Da Corneto Opera casts fate to wind with bold ‘Destino’ – Verdi’s ‘Forza’ gets a production to remember

Chicago Sun-Times (IL)-April 19, 2007
Author: Laura Emerick, The Chicago Sun-Times
Edition: Final
Section: Features
Page: 54

Highly Recommended
Where: Torrey-Gray Auditorium of the Moody Institute, 821 N. Wells (Saturday); Church of St. Hilary, 2800 W. Bryn Mawr (Sunday)
Tickets: $5-$35
Phone: (866) 468-3401

When Felix brushed back Oscar with the verbal fastball of “la forza del destino!” in the TV version of “The Odd Couple,” he was offering sage advice, not just an opera-loving smart guy’s rebuke.

His warning about the folly of tempting fate might apply to any company brash enough to attempt Verdi’s sprawling 1861 opera of the same name. Fortunately, da Corneto Opera wanted a challenge to celebrate its 10th anniversary, and with this concert production, it has more than risen to the occasion.

Verdi himself once remarked, as assistant conductor Robert Frankenberry reminds us in his thoughtful program notes, “It’s an opera of huge dimensions, and it needs great care.”

That’s an understatement of epic proportions. “La Forza del Destino” requires a large cast of top singers throughout, plus a massive orchestra and chorus. Because of its vocal (and financial) demands, it has not been seen locally since 1987, when Lyric Opera of Chicago presented it.

Working on the proverbial shoestring budget, da Corneto delivered a vocally transcendent “Forza” last weekend at the Church of St. Hilary’s in the first of four performances. From the opening notes of the opera’s famous overture, it was clear this would be a “Forza” to remember. Leading a 50-piece orchestra, conductor Robert Ashens skillfully pulled together the thematic threads of Verdi’s complicated score.
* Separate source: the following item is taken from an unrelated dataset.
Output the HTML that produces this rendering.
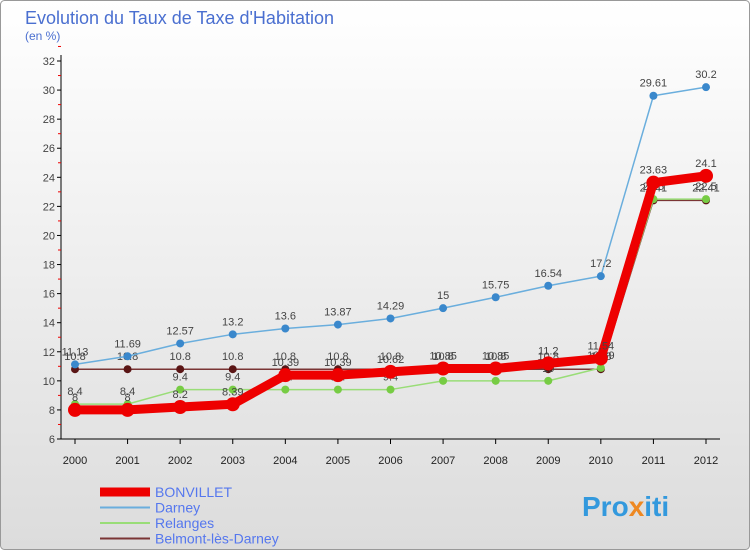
<!DOCTYPE html>
<html><head><meta charset="utf-8"><style>
body{margin:0;width:750px;height:550px;overflow:hidden;font-family:"Liberation Sans",sans-serif}
</style></head><body>
<svg id="c" width="750" height="550" xmlns="http://www.w3.org/2000/svg">
<defs><linearGradient id="bg" x1="0" y1="0" x2="0" y2="1"><stop offset="0" stop-color="#ffffff"/><stop offset="1" stop-color="#dcdcdc"/></linearGradient></defs>
<rect x="0.5" y="0.5" width="749" height="549" rx="4" fill="url(#bg)" stroke="#999"/>
<text x="25" y="24" font-size="18" fill="#4a6fd0">Evolution du Taux de Taxe d'Habitation</text>
<text x="25" y="40" font-size="12" fill="#4a6fd0">(en %)</text>
<g id="axes"></g><g id="series"></g><g id="legend"></g>
<text x="582" y="516" font-size="28" font-weight="bold" fill="#3399dd">Pro<tspan fill="#ee8822">x</tspan>iti</text>
</svg>
<script>
const years=["2000","2001","2002","2003","2004","2005","2006","2007","2008","2009","2010","2011","2012"];
const yTicks=[6,8,10,12,14,16,18,20,22,24,26,28,30,32];
const bonvillet=[8,8,8.2,8.39,10.39,10.39,10.62,10.85,10.85,11.2,11.54,23.63,24.1];
const darney=[11.13,11.69,12.57,13.2,13.6,13.87,14.29,15,15.75,16.54,17.2,29.61,30.2];
const relanges=[8.4,8.4,9.4,9.4,9.4,9.4,9.4,10,10,10,10.89,22.5,22.5];
const belmont=[10.8,10.8,10.8,10.8,10.8,10.8,10.8,10.8,10.8,10.8,10.8,22.41,22.41];
const NS="http://www.w3.org/2000/svg";
const x=i=>75+i*(706-75)/(years.length-1);
const y=v=>439-(v-6)*(439-61)/26;
function mk(t,a,p){const e=document.createElementNS(NS,t);for(const k in a)e.setAttribute(k,a[k]);p.appendChild(e);return e;}
const ax=document.getElementById('axes');
const yl=mk('line',{x1:61,y1:55,x2:61,y2:439,stroke:'#000'},ax);


const xl=mk('line',{x1:61,y1:439,x2:720,y2:439,stroke:'#000'},ax);


yTicks.forEach(v=>{
 mk('line',{x1:57,y1:y(v),x2:61,y2:y(v),stroke:'#000'},ax);
 mk('line',{x1:58,y1:y(v+1),x2:61,y2:y(v+1),stroke:'#e00'},ax);
 const t=mk('text',{x:55,y:y(v)+4,'font-size':11,'text-anchor':'end',fill:'#444'},ax);t.textContent=v;
 
 
});
years.forEach((yr,i)=>{
 mk('line',{x1:x(i),y1:439,x2:x(i),y2:444,stroke:'#000'},ax);
 const t=mk('text',{x:x(i),y:464,'font-size':11,'text-anchor':'middle',fill:'#222'},ax);t.textContent=yr;
 
 
});
const sg=document.getElementById('series');
const series=[
 {name:'belmont',d:belmont,c:'#7a3535',w:1.5,r:4,dc:'#5a1515'},
 {name:'relanges',d:relanges,c:'#99dd77',w:1.5,r:4,dc:'#77cc44'},
 {name:'darney',d:darney,c:'#6aaedd',w:1.5,r:4,dc:'#3a88cc'},
 {name:'bonvillet',d:bonvillet,c:'#ee0000',w:9,r:7,dc:'#ee0000'}];
series.forEach(s=>{
 const g=mk('g',{},sg);
 
 
 const p=mk('polyline',{points:s.d.map((v,i)=>x(i)+','+y(v)).join(' '),fill:'none',stroke:s.c,'stroke-width':s.w,'stroke-linejoin':'round'},g);
 
 
 s.d.forEach((v,i)=>{
  const c=mk('circle',{cx:x(i),cy:y(v),r:s.r,fill:s.dc},g);
  
  
  const t=mk('text',{x:x(i),y:y(v)-9,'font-size':11,'text-anchor':'middle',fill:'#444'},g);t.textContent=v;
  
  
 });
});
const lg=document.getElementById('legend');
[['BONVILLET','#ee0000',9],['Darney','#6aaedd',2],['Relanges','#99dd77',2],['Belmont-lès-Darney','#7a3535',2]].forEach((e,i)=>{
 const yy=492+i*15.5;
 const g=mk('g',{},lg);
 
 
 mk('line',{x1:100,y1:yy,x2:150,y2:yy,stroke:e[1],'stroke-width':e[2]},g);
 const t=mk('text',{x:155,y:yy+5,'font-size':14,fill:'#5577ee'},g);t.textContent=e[0];
});
</script>
</body></html>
As Alvaro, Italian tenor Francesco Valpa thrilled throughout, especially in the treacherous Act 3 showpiece “O tu che in seno agl’ angeli.” The heroine Leonora taxes even the most robust soprano; Rose Guccione sounded thin early on but blossomed by evening’s end, especially in Act 4’s prayer, “Pace, pace, dio mio.” As Don Carlo, baritone Mark Walters generated vocal fury while mezzo Sonia Gariaeff sparkled as the gypsy Preziosilla.

In smaller roles, bass Alvaro Ramirez (who also prepared the excellent chorus), tenor Stephen Cannon and bass David Govertsen all made important contributions. In his solo debut, former chorister Karrel Bernardo proved to be a real find.

Two more chances remain to make a date with destiny. Don’t miss them.